The second item on the agenda was to reconsider the recently approved harvest restrictions for the commercial industry regarding the Speckled Trout Fisheries Management Plan. The rule, voted on and approved in the previous November MFC meeting, called for a complete commercial closure from December 15th through February 28th. These new regulations would have only reduced the harvest by 28.5 % and per recently enacted legislation, did not meet the requirements of Session Law 2010-13. Incredibly, after several deliberations, many motions and confusing moments by commission members, the commission finally approved, 6-1, the commercial harvest of Speckled Trout (possession and sale) will be prohibited year-round from midnight on Friday to midnight on Sunday. However, astonishingly, the commission ruled commercial nets are allowed to remain in the water with no attendance requirements during the weekends between December 1 and April 30.
CCA NC strongly objects to this new revision. After the meeting on Monday, there is but one assumption that can be made about this commission: Its continued emphasis on commercial harvest greatly outweighs its concern for the resource. A statement was made during the public comment, “You need to start caring about the people more than the fish” and that is exactly what the commission accomplished with this ruling. CCA’s position is to take care of the resource and the resource will take care of the people.
In a related story, comments from the current appointed MFC scientist, said he ignored public comment unless it was in person or hand written. He stated he received hundreds of emails and that he put no stock in these remarks.

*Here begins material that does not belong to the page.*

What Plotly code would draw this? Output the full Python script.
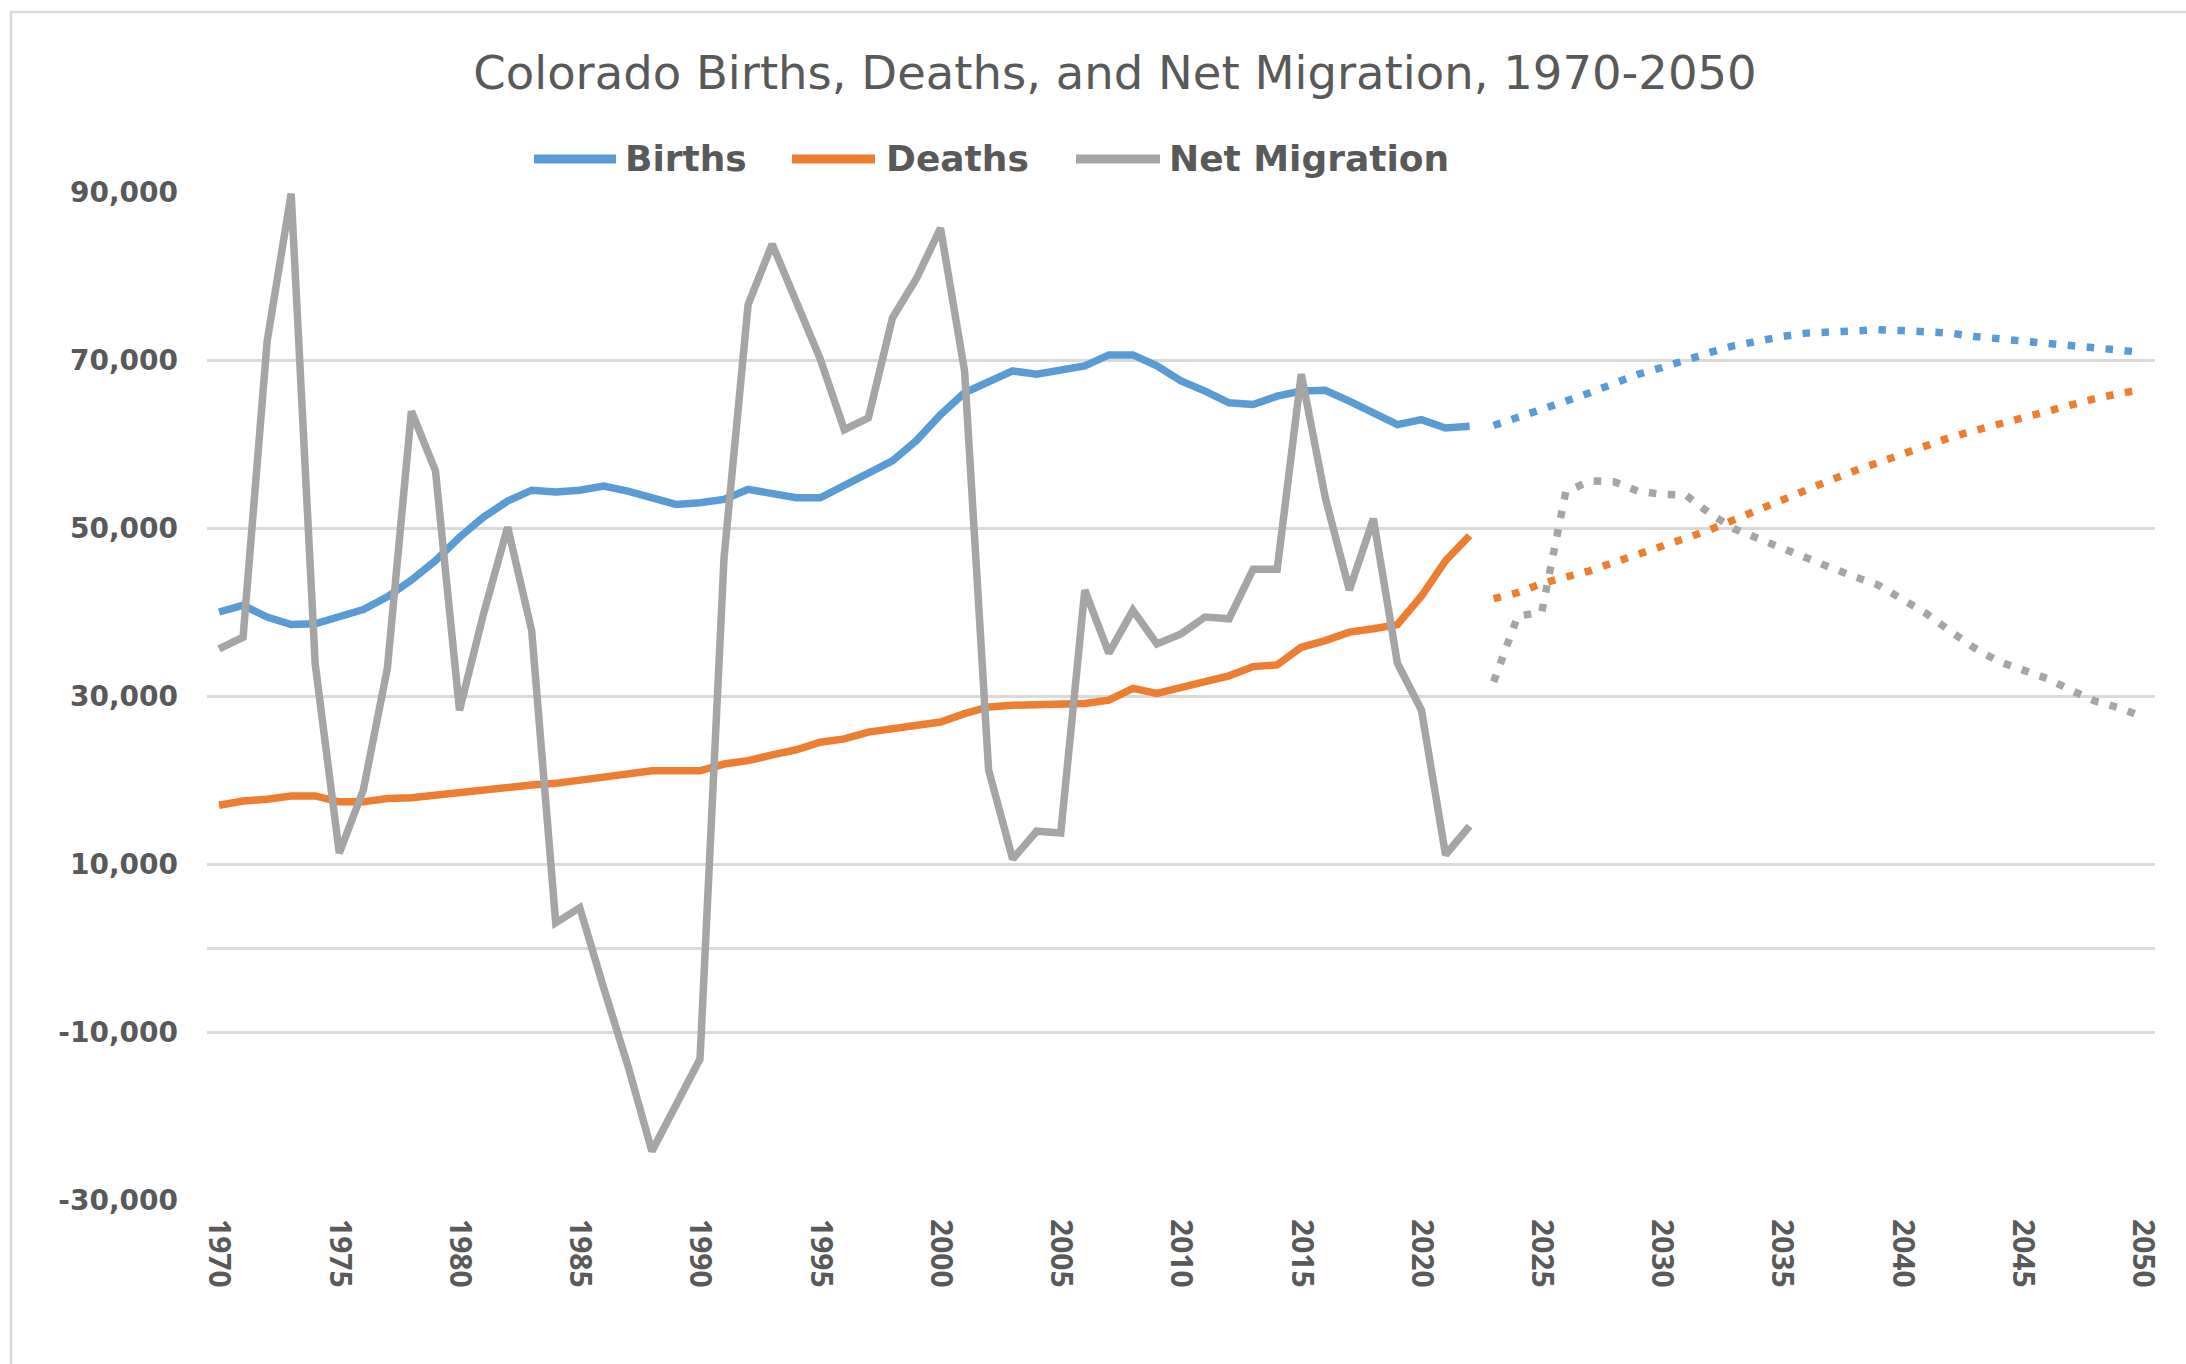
import plotly.graph_objects as go

# ---- Data -------------------------------------------------------------
years_hist = list(range(1970, 2023))
years_proj = list(range(2023, 2051))

births_hist = [
    40000, 40800, 39400, 38500, 38600, 39400, 40300, 41800, 43800, 46100,
    48900, 51300, 53200, 54500, 54300, 54500, 55000, 54400, 53600, 52800,
    53000, 53400, 54600, 54000, 53600, 53600, 55100, 56500, 58000, 60400,
    63500, 66100, 67500, 68700, 68300, 68900, 69300, 70600, 70600, 69300,
    67500, 66300, 64900, 64700, 65700, 66300, 66400, 65100, 63800, 62300,
    62900, 61900, 62100,
]
deaths_hist = [
    17000, 17500, 17700, 18100, 18100, 17400, 17400, 17800, 17900, 18200,
    18500, 18900, 19300, 19400, 19600, 20000, 20400, 20800, 21100, 21100,
    21100, 21900, 22300, 23000, 23600, 24500, 24900, 25700, 26100, 26400,
    26900, 27900, 28700, 28900, 28900, 28900, 29100, 29500, 30900, 30300,
    31100, 31700, 32400, 33500, 33700, 35800, 36600, 37600, 38000, 38500,
    41900, 46100, 49100,
]
migration_hist = [
    35600, 37000, 72200, 89800, 33800, 11300, 18800, 33300, 63900, 56800,
    28300, 39800, 50100, 37800, 3000, 4800, -4800, -14000, -24200, -18700,
    -13200, 46500, 76600, 83800, 77000, 70100, 61700, 63100, 75000, 79700,
    85700, 68700, 21200, 10600, 13900, 13700, 42600, 35100, 40200, 36200,
    37400, 39400, 39200, 45100, 45100, 68300, 53600, 42600, 51100, 33900,
    28300, 11100, 14500,
]

births_proj = [
    62200, 63100, 64100, 65100, 66100, 67200, 68300, 69100, 70100, 70900,
    71700, 72300, 72800, 73200, 73400, 73600, 73600, 73500, 73400, 73200,
    72800, 72500, 72300, 72000, 71700, 71300, 71100, 70900,
]
deaths_proj = [
    41600, 42300, 43400, 44100, 44900, 45900, 46800, 47800, 48800, 49800,
    51000, 52200, 53500, 54700, 55700, 56800, 57800, 58900, 59900, 60800,
    61600, 62400, 63200, 64000, 64700, 65400, 66000, 66500,
]
migration_proj = [
    31700, 39500, 40000, 54300, 55600, 55500, 54400, 54000, 53900, 51700,
    49900, 48700, 47600, 46400, 45300, 44200, 43200, 41500, 39800, 37700,
    35700, 34100, 33100, 32100, 30700, 29400, 28600, 27500,
]

series_names = ["Births", "Deaths", "Net Migration"]
series_colors = ["#5B9BD5", "#ED7D31", "#A5A5A5"]
hist_values = [births_hist, deaths_hist, migration_hist]
proj_values = [births_proj, deaths_proj, migration_proj]

x_tick_years = list(range(1970, 2051, 5))
y_tick_values = [-30000, -10000, 10000, 30000, 50000, 70000, 90000]
y_tick_labels = [f"{v:,}" for v in y_tick_values]

chart_title = "Colorado Births, Deaths, and Net Migration, 1970-2050"

# ---- Layout geometry (pixels) -----------------------------------------
W, H = 2186, 1364
PLOT_L, PLOT_R, PLOT_T, PLOT_B = 207, 2155, 192, 1200
TEXT_COLOR = "#595959"
GRID_COLOR = "#D9D9D9"
LINE_W = 7.5


def px_x(x):
    return (x - PLOT_L) / (PLOT_R - PLOT_L)


def px_y(y):
    return (PLOT_B - y) / (PLOT_B - PLOT_T)


fig = go.Figure()

for name, color, hist, proj in zip(series_names, series_colors, hist_values, proj_values):
    fig.add_trace(go.Scatter(
        x=years_hist, y=hist, name=name, mode="lines",
        line=dict(color=color, width=LINE_W),
        showlegend=False,
    ))
    fig.add_trace(go.Scatter(
        x=years_proj, y=proj, name=name + " (projected)", mode="lines",
        line=dict(color=color, width=LINE_W, dash="7.5px,11.5px"),
        showlegend=False,
    ))

# ---- Legend drawn as line swatches + labels ----------------------------
legend_y = 159
legend_items = [  # swatch start, swatch end, label start (pixels)
    (534, 616, 623),
    (792, 875, 884),
    (1076, 1160, 1167),
]
shapes = []
annotations = []
for (sx0, sx1, tx), name, color in zip(legend_items, series_names, series_colors):
    shapes.append(dict(
        type="line", xref="paper", yref="paper",
        x0=px_x(sx0), x1=px_x(sx1), y0=px_y(legend_y), y1=px_y(legend_y),
        line=dict(color=color, width=9),
    ))
    annotations.append(dict(
        xref="paper", yref="paper", x=px_x(tx), y=px_y(legend_y),
        xanchor="left", yanchor="middle", showarrow=False, text=name,
        font=dict(family="DejaVu Sans", size=36, color=TEXT_COLOR, weight="bold"),
    ))

# Chart-area border
shapes.append(dict(
    type="rect", xref="paper", yref="paper", layer="below",
    x0=px_x(11), x1=px_x(W + 10), y0=px_y(12), y1=px_y(H + 10),
    line=dict(color=GRID_COLOR, width=2.5), fillcolor="rgba(0,0,0,0)",
))

fig.update_layout(
    width=W, height=H, autosize=False,
    margin=dict(l=PLOT_L, r=W - PLOT_R, t=PLOT_T, b=H - PLOT_B, pad=0),
    paper_bgcolor="white", plot_bgcolor="white",
    title=dict(
        text=chart_title, xref="container", yref="container",
        x=1115 / W, y=1 - 73 / H, xanchor="center", yanchor="middle",
        font=dict(family="DejaVu Sans", size=46.5, color=TEXT_COLOR),
    ),
    shapes=shapes,
    annotations=annotations,
    showlegend=False,
)

fig.update_xaxes(
    range=[1969.5, 2050.5],
    tickmode="array", tickvals=x_tick_years,
    ticktext=[str(y) for y in x_tick_years],
    tickangle=90, showgrid=False, zeroline=False, showline=False,
    ticks="", ticklabelstandoff=18,
    tickfont=dict(family="Open Sans", size=30, color=TEXT_COLOR, weight="bold"),
)
fig.update_yaxes(
    range=[-30000, 90000],
    tickmode="array", tickvals=y_tick_values, ticktext=y_tick_labels,
    showgrid=True, gridcolor=GRID_COLOR, gridwidth=2.5,
    zeroline=True, zerolinecolor=GRID_COLOR, zerolinewidth=2.5,
    showline=False, ticks="", ticklabelstandoff=28,
    tickfont=dict(family="DejaVu Sans", size=28, color=TEXT_COLOR, weight="bold"),
)

fig.write_html("out.html")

If anglers were able to show up and read their statement in person, it would not be a three hour MFC public comment but a three day public comment. CCA NC expects ALL MFC commissioners to seriously consider and weigh all legally submitted comments regardless of the form in which the comments are received. CCA NC understands the commission members must spend additional time beyond public meetings to completely understand issues and consider public input. When they accept an appointment to the commission, they accept this responsibility.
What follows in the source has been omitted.